One day politicians will learn what cyber means
The Obama administration is looking to make hacking attacks against critical infrastructure systems punishable by a mandatory three years imprisonment. It also wants an Act normally applied to mobsters to be applied to online criminals too. The proposal (8-page PDF/154KB) was among a long list for improvements to cybersecurity …
Cyber, in English, means nothing at all:
In splitting the word cybernet, it is technical folk who have misunderstood and muddied it for the rest of the world.
This is something I would usually ascribe to a REPUBLICAN party agenda, not Democratic. Between COICA and it's beefed up son PROTECT IP, the other Obama proposal declaring freeloaders 'terrorists' and now this one, it really makes me glad I don't live in the US.
RICO should be used against true crime organizations ... you know, like the RIAA. Oh wait, someone actually did this...

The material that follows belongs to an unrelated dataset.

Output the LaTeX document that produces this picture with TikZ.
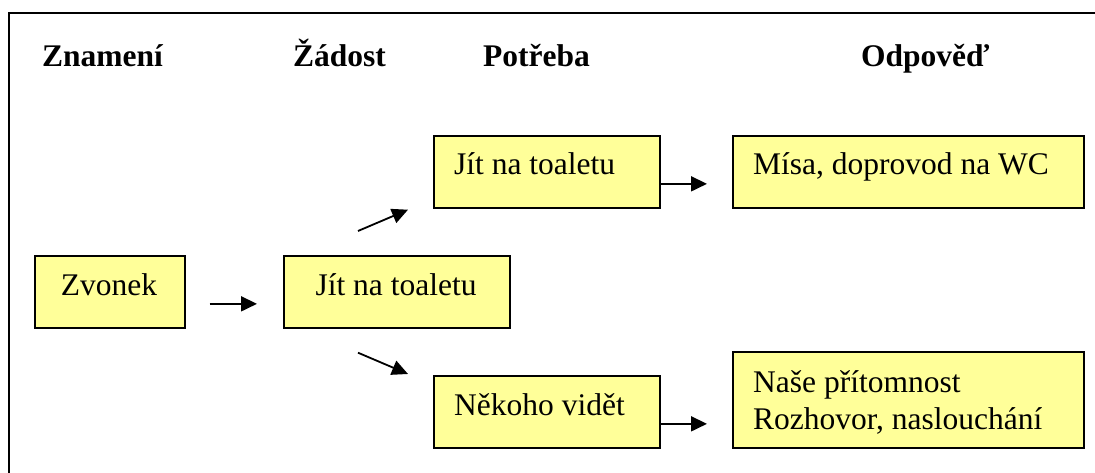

Here's a story of criminals supported by the White House? ....... http://www.newyorker.com/reporting/2011/05/23/110523fa_fact_mayer
Is Obama, a post modern Canute, or a Don Quixote, or more a tricky Dickie Nixon?
With piracy becoming a felony with mandatory prison time and now infrastructure hacking earning a minimum 3 yrs. in prison, it's a good start. Eventually hackers will come to understand that they will be punished for their crimes.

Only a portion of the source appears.